Le gouvernement conservateur a imposé jeudi un bâillon sur le projet de loi portant sur la prostitution.

Le projet de loi C-36 vient à peine d'être déposé que les conservateurs veulent déjà que son étude se fasse en accéléré.

Majoritaires aux Communes, ils n'ont eu aucune difficulté à faire adopter le bâillon, par un compte de 147 contre 90. La deuxième lecture du projet de loi sera donc limitée à cinq heures.

Les conservateurs multiplient les bâillons aux Communes pour restreindre le temps de débat sur de nombreux projets de loi.

Alors que normalement l'opposition se plaint de ne pas avoir le temps de s'exprimer sur les différentes mesures législatives présentées, cette fois-ci, la députée néo-démocrate Françoise Boivin croit que les conservateurs ont aussi un autre objectif: faire taire leurs propres députés qui sont contre C-36.

Des dispositions du Code criminel sur la prostitution ont été invalidées par la Cour suprême du Canada en décembre dernier. La Cour a toutefois suspendu l'annulation des articles pour un an, histoire de laisser le temps au gouvernement de légiférer s'il le désirait.

La Cour a statué dans l'arrêt Bedford que lesdits articles contrevenaient à la Charte des droits et libertés car ils mettaient en danger la vie et la sécurité des travailleuses du sexe.

Le projet de loi C-36 est la réponse du gouvernement: il a choisi de criminaliser les clients et les proxénètes. Et, dans certains cas, les prostituées, si elles offrent leurs services dans des endroits publics où des mineurs peuvent se trouver.

Interrogé au Parlement jeudi, le ministre de la Justice, Peter MacKay, a justifié le bâillon en indiquant qu'il était essentiel d'agir promptement pour s'assurer que la loi soit en place avant l'expiration du délai d'un an.

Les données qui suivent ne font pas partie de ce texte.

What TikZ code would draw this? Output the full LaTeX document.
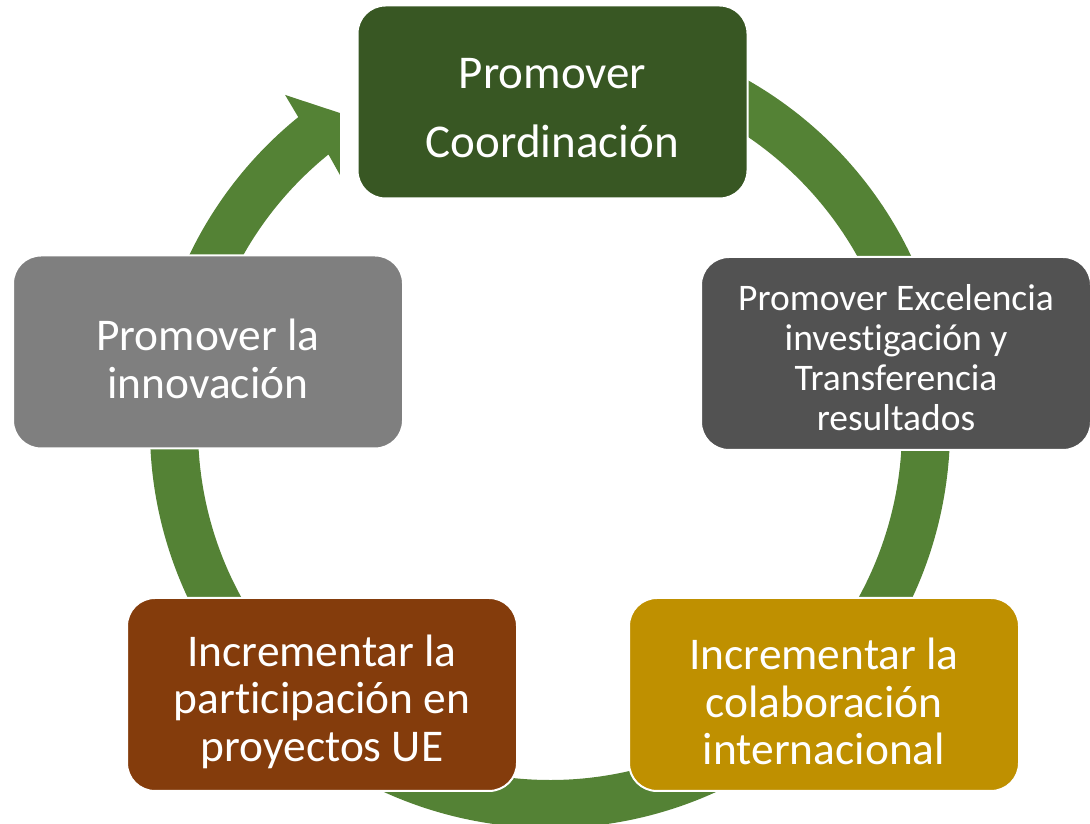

«On veut être sûrs d'être bien et vraiment prêts pour avoir la législation en place bien avant décembre», a dit le ministre.

D'attendre à l'automne pour étudier C-36 aurait été risqué, suggère-t-il. «On a un ordre du jour législatif très chargé», a-t-il dit.

Les députés siégeant au comité de la justice s'attendent à devoir étudier le projet de loi cet été, même si le Parlement est en congé.

De nombreuses critiques ont fusé contre le projet de loi sur la prostitution, certains experts le jugeant inconstitutionnel et craignant qu'il ne mette aussi en danger la vie des travailleuses du sexe en les poussant à exercer leur métier dans des coins sombres et dangereux.

Il s'agit aussi d'un durcissement du Code criminel.

Alors que la prostitution n'était pas illégale au Canada - mais seulement certaines activités qui l'encadraient - l'achat de services sexuels est devenu un acte criminel avec C-36. La sollicitation demeure dans certains cas illégale et une nouvelle infraction criminelle a été ajoutée, soit celle de faire la publicité des services sexuels.

Et jeudi, le Parti libéral a fait connaître sa position sur C-36: il s'y oppose.

«Nous nous inquiétons sérieusement que cette loi ne respecte pas la Charte canadienne des droits et libertés et qu'elle ne cadre pas avec les opinions exprimées par la Cour suprême du Canada dans le jugement Bedford», est-il écrit dans un communiqué.

Les libéraux disent craindre que le projet de loi n'assure pas de manière adéquate la santé et la sécurité des personnes vulnérables, notamment des femmes.

Le Nouveau Parti démocratique (NPD) a demandé au gouvernement de consulter la Cour suprême du Canada sur la validité de C-36. Ottawa s'y refuse.